### Provided data
** Start **

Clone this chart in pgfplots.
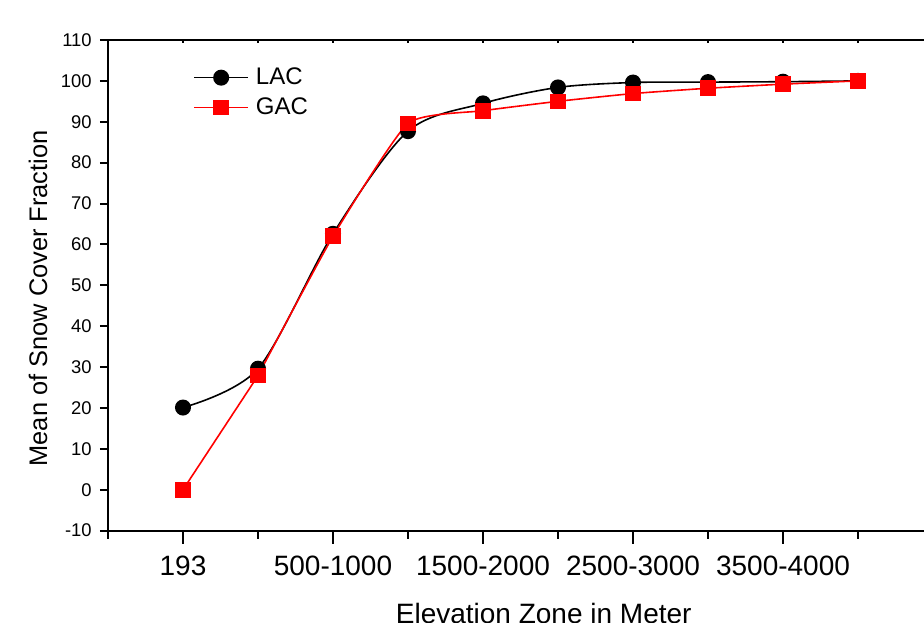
\documentclass[border=0pt]{standalone}
\usepackage{fontspec}
\setmainfont{Liberation Sans}
\usepackage{pgfplots}
\pgfplotsset{compat=1.18}
\begin{document}
\begin{tikzpicture}
\begin{axis}[
  name=ax,
  scale only axis,
  width=412.5bp, height=245.3bp,
  xmin=-1, xmax=10, ymin=-10, ymax=110,
  axis line style={line width=1bp},
  every tick/.style={line width=1bp, black},
  xtick pos=bottom, ytick pos=left,
  tick align=outside,
  major tick length=4bp,
  xtick={-1,1,3,5,7,9},
  xticklabels={,,,,,},
  extra x ticks={0,2,4,6,8},
  extra x tick labels={193,500-1000,1500-2000,2500-3000,3500-4000},
  extra x tick style={major tick length=6.5bp},
  ytick={-10,0,...,110},
  /pgf/number format/assume math mode=true,
  xticklabel style={font=\fontsize{14bp}{16bp}\selectfont, inner sep=0pt, anchor=north, yshift=-6bp},
  yticklabel style={font=\fontsize{9.2bp}{11bp}\selectfont, inner sep=0pt, anchor=east, xshift=-4bp},
  xlabel={Elevation Zone in Meter},
  xlabel style={font=\fontsize{14bp}{16bp}\selectfont, at={(axis cs:4.81,-10)}, anchor=base, inner sep=0pt, yshift=-46.5bp},
  ylabel={Mean of Snow Cover Fraction},
  ylabel style={font=\fontsize{12.7bp}{15bp}\selectfont, at={(axis cs:-1,46.8)}, anchor=center, inner sep=0pt, yshift=35bp},
  legend style={draw=none, fill=none, at={(axis cs:0.133,103.3)}, anchor=north west,
                font=\fontsize{12bp}{14bp}\selectfont, inner sep=0pt, row sep=5bp,
                nodes={inner sep=0pt}, column sep=3.5bp},
  legend cell align=left,
  legend image code/.code={\draw[mark repeat=2,mark phase=2,#1] plot coordinates {(0bp,0bp)(13.5bp,0bp)(27bp,0bp)};},
]
\addplot[black, line width=0.8bp, smooth, tension=0.5, mark=*, mark size=3.6bp, mark options={solid, fill=black}]
  coordinates {(0,20.1)(1,29.6)(2,62.6)(3,87.7)(4,94.5)(5,98.4)(6,99.6)(7,99.7)(8,99.8)(9,100)};
\addlegendentry{LAC}
\addplot[red, line width=0.8bp, smooth, tension=0.3, mark=square*, mark size=3.5bp, mark options={solid, fill=red}]
  coordinates {(1,27.9)(2,62.0)(3,89.6)(4,92.7)(5,95.0)(6,96.9)(7,98.2)(8,99.2)(9,100)};
\addlegendentry{GAC}
\addplot[red, line width=0.8bp, sharp plot, mark=square*, mark size=3.5bp, mark options={solid, fill=red}, forget plot]
  coordinates {(0,0)(1,27.9)};
\end{axis}
\begin{axis}[
  scale only axis,
  width=412.5bp, height=245.3bp,
  xmin=-1, xmax=10, ymin=-10, ymax=110,
  axis x line*=top, hide y axis,
  axis line style={line width=1bp},
  every tick/.style={line width=0.7bp, black},
  tick align=inside, major tick length=1.5bp,
  xtick={-1,0,...,10}, xticklabels={},
]
\end{axis}
\pgfresetboundingbox
\path[use as bounding box] ([shift={(-54bp,-46bp)}]ax.south west) rectangle ([shift={(408bp,265.3bp)}]ax.south west);
\end{tikzpicture}
\end{document}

** End **

### Short problem
Output an exact copy of the material, with the pictures removed.

### Written answer
Clone this chart in pgfplots.
\documentclass[border=0pt]{standalone}
\usepackage{fontspec}
\setmainfont{Liberation Sans}
\usepackage{pgfplots}
\pgfplotsset{compat=1.18}
\begin{document}
\begin{tikzpicture}
\begin{axis}[
  name=ax,
  scale only axis,
  width=412.5bp, height=245.3bp,
  xmin=-1, xmax=10, ymin=-10, ymax=110,
  axis line style={line width=1bp},
  every tick/.style={line width=1bp, black},
  xtick pos=bottom, ytick pos=left,
  tick align=outside,
  major tick length=4bp,
  xtick={-1,1,3,5,7,9},
  xticklabels={,,,,,},
  extra x ticks={0,2,4,6,8},
  extra x tick labels={193,500-1000,1500-2000,2500-3000,3500-4000},
  extra x tick style={major tick length=6.5bp},
  ytick={-10,0,...,110},
  /pgf/number format/assume math mode=true,
  xticklabel style={font=\fontsize{14bp}{16bp}\selectfont, inner sep=0pt, anchor=north, yshift=-6bp},
  yticklabel style={font=\fontsize{9.2bp}{11bp}\selectfont, inner sep=0pt, anchor=east, xshift=-4bp},
  xlabel={Elevation Zone in Meter},
  xlabel style={font=\fontsize{14bp}{16bp}\selectfont, at={(axis cs:4.81,-10)}, anchor=base, inner sep=0pt, yshift=-46.5bp},
  ylabel={Mean of Snow Cover Fraction},
  ylabel style={font=\fontsize{12.7bp}{15bp}\selectfont, at={(axis cs:-1,46.8)}, anchor=center, inner sep=0pt, yshift=35bp},
  legend style={draw=none, fill=none, at={(axis cs:0.133,103.3)}, anchor=north west,
                font=\fontsize{12bp}{14bp}\selectfont, inner sep=0pt, row sep=5bp,
                nodes={inner sep=0pt}, column sep=3.5bp},
  legend cell align=left,
  legend image code/.code={\draw[mark repeat=2,mark phase=2,#1] plot coordinates {(0bp,0bp)(13.5bp,0bp)(27bp,0bp)};},
]
\addplot[black, line width=0.8bp, smooth, tension=0.5, mark=*, mark size=3.6bp, mark options={solid, fill=black}]
  coordinates {(0,20.1)(1,29.6)(2,62.6)(3,87.7)(4,94.5)(5,98.4)(6,99.6)(7,99.7)(8,99.8)(9,100)};
\addlegendentry{LAC}
\addplot[red, line width=0.8bp, smooth, tension=0.3, mark=square*, mark size=3.5bp, mark options={solid, fill=red}]
  coordinates {(1,27.9)(2,62.0)(3,89.6)(4,92.7)(5,95.0)(6,96.9)(7,98.2)(8,99.2)(9,100)};
\addlegendentry{GAC}
\addplot[red, line width=0.8bp, sharp plot, mark=square*, mark size=3.5bp, mark options={solid, fill=red}, forget plot]
  coordinates {(0,0)(1,27.9)};
\end{axis}
\begin{axis}[
  scale only axis,
  width=412.5bp, height=245.3bp,
  xmin=-1, xmax=10, ymin=-10, ymax=110,
  axis x line*=top, hide y axis,
  axis line style={line width=1bp},
  every tick/.style={line width=0.7bp, black},
  tick align=inside, major tick length=1.5bp,
  xtick={-1,0,...,10}, xticklabels={},
]
\end{axis}
\pgfresetboundingbox
\path[use as bounding box] ([shift={(-54bp,-46bp)}]ax.south west) rectangle ([shift={(408bp,265.3bp)}]ax.south west);
\end{tikzpicture}
\end{document}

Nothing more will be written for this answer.